- **AIM**
Scan the records for the string "image"; copy each line where it occurs.

[start RECORDS FOR THIS EXERCISE]

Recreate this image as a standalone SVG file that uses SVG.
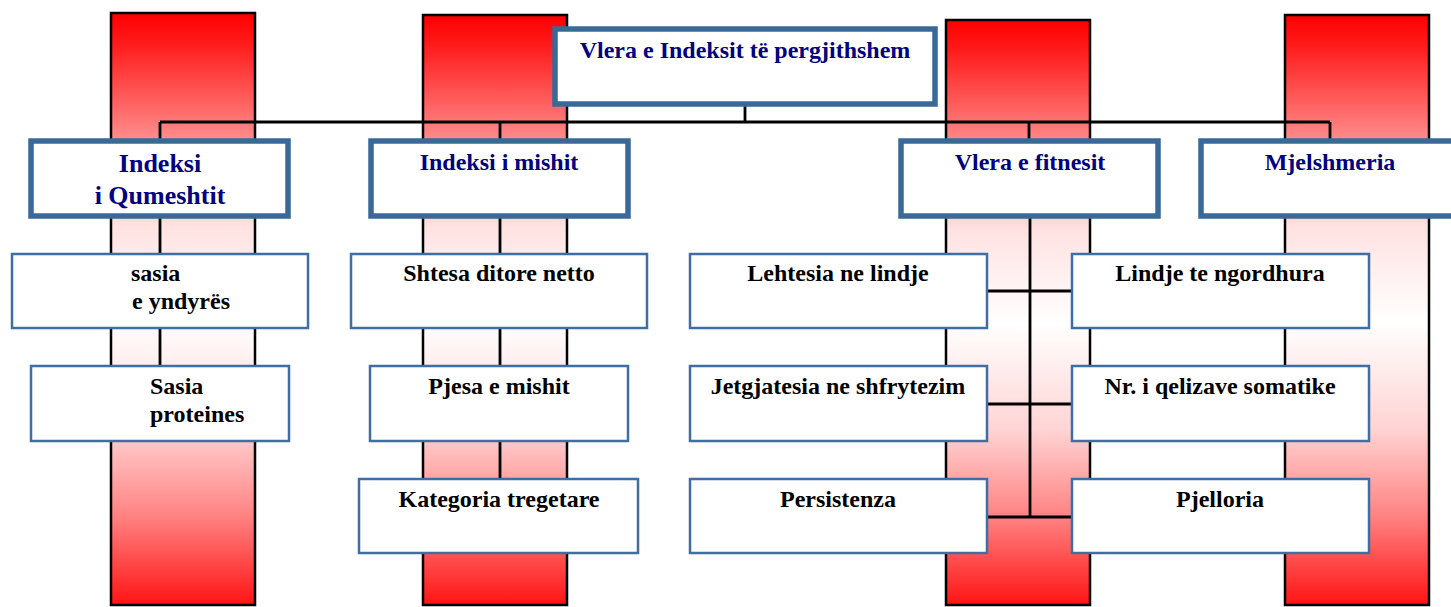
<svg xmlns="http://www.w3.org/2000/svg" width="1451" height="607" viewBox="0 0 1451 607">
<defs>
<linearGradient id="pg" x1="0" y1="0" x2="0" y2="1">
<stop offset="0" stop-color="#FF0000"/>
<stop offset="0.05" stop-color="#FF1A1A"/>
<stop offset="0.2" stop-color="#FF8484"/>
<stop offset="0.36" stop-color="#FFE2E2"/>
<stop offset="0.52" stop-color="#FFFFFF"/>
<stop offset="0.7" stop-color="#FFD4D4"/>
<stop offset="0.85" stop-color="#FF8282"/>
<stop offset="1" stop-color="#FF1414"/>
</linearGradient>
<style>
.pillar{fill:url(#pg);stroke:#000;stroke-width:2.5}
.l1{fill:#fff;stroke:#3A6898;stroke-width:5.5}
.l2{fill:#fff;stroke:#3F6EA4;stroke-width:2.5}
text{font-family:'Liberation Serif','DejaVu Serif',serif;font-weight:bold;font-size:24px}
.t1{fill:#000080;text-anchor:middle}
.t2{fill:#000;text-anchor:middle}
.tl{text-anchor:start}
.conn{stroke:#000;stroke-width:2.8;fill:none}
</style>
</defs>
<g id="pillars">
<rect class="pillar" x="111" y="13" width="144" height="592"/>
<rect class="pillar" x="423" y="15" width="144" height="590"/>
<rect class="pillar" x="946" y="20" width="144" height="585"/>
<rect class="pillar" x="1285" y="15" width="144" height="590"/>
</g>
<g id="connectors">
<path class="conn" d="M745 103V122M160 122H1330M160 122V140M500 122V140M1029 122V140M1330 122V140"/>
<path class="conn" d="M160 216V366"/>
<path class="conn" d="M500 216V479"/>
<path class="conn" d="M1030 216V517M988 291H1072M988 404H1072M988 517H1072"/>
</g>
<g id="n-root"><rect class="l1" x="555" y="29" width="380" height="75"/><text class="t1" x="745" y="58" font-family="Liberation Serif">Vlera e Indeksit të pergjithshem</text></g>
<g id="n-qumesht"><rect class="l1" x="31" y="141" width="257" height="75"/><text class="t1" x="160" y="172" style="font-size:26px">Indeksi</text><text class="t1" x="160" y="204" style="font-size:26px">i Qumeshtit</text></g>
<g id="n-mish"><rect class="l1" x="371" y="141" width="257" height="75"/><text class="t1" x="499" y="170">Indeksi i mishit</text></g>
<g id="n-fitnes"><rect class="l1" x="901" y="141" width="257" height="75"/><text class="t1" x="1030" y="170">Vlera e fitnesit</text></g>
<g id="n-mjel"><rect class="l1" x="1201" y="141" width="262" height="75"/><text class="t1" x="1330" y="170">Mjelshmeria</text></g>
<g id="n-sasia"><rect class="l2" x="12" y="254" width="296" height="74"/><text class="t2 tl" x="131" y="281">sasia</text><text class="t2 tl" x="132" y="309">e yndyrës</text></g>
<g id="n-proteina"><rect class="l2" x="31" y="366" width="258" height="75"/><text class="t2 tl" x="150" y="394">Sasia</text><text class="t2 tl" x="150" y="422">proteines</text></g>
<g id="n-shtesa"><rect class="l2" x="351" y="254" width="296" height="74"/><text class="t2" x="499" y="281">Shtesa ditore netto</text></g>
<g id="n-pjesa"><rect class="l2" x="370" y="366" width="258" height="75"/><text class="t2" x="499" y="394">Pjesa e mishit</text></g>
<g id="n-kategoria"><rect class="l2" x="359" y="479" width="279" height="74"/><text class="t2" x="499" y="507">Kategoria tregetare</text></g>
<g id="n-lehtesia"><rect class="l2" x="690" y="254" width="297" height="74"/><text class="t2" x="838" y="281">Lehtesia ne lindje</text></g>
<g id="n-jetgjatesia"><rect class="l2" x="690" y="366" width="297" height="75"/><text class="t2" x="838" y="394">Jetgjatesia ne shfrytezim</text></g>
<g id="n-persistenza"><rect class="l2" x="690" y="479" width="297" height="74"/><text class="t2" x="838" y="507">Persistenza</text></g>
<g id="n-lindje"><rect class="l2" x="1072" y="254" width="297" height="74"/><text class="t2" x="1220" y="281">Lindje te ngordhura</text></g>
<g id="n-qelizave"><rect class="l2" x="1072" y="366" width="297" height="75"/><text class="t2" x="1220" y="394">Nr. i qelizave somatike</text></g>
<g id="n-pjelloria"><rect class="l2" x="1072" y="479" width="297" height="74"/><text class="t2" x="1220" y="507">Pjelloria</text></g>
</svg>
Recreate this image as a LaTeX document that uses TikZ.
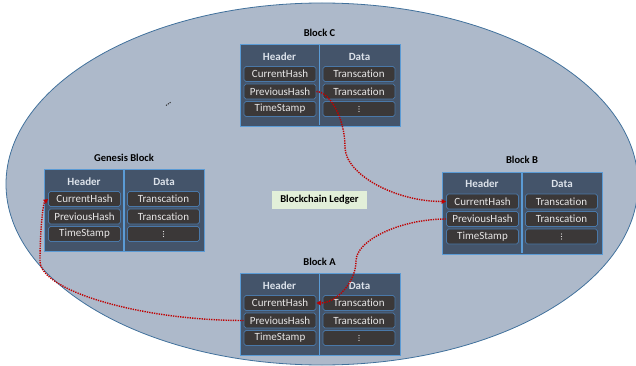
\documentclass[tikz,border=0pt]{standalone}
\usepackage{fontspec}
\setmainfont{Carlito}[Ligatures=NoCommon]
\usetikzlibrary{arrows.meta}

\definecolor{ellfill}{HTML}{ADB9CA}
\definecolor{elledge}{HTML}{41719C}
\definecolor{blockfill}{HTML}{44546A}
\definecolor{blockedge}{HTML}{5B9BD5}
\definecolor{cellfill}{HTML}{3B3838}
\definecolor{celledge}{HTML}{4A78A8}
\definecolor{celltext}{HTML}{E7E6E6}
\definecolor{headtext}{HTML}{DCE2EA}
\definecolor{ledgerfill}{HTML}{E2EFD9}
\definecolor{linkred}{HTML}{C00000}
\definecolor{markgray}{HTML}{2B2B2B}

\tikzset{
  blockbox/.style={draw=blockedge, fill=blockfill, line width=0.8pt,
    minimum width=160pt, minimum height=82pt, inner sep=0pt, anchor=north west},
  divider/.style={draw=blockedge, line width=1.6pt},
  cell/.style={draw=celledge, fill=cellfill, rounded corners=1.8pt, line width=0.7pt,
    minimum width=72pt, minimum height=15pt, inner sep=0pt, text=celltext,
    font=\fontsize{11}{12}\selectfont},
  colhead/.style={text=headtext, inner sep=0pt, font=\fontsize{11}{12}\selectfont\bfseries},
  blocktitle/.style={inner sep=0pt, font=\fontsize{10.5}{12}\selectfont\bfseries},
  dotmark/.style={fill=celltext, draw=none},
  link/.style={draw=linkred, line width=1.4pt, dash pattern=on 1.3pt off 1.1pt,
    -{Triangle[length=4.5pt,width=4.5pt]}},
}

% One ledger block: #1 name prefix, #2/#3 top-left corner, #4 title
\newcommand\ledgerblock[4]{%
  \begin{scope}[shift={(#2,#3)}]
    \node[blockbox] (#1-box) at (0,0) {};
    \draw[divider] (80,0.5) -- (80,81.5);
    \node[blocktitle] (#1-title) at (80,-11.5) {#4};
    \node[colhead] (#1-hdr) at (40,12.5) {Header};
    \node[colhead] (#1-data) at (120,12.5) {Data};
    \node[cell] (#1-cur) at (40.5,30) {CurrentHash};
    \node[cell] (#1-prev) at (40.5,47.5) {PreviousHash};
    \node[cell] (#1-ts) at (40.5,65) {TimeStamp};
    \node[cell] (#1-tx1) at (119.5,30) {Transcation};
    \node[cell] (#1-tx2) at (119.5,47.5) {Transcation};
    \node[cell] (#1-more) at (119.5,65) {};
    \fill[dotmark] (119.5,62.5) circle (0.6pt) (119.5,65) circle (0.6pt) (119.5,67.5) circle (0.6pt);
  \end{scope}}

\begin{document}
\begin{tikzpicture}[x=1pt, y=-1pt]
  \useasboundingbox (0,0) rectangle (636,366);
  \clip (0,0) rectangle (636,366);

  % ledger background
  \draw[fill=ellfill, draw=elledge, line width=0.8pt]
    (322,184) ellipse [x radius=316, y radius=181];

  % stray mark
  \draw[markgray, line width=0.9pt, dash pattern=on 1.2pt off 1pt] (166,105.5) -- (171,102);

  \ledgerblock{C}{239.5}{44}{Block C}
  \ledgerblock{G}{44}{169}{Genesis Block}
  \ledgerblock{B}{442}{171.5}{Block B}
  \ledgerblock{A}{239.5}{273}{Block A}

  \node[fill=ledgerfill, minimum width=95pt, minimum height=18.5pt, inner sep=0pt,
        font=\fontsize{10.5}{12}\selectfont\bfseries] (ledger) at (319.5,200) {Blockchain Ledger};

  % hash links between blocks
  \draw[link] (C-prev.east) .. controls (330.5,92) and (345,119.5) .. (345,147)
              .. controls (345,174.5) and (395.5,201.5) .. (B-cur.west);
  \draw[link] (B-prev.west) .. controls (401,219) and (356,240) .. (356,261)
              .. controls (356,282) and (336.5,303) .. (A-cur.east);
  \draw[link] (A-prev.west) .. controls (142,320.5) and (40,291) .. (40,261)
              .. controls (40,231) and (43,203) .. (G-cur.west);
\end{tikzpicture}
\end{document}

[end RECORDS FOR THIS EXERCISE]

- **OUTPUT**
Recreate this image as a standalone SVG file that uses SVG.
Recreate this image as a LaTeX document that uses TikZ.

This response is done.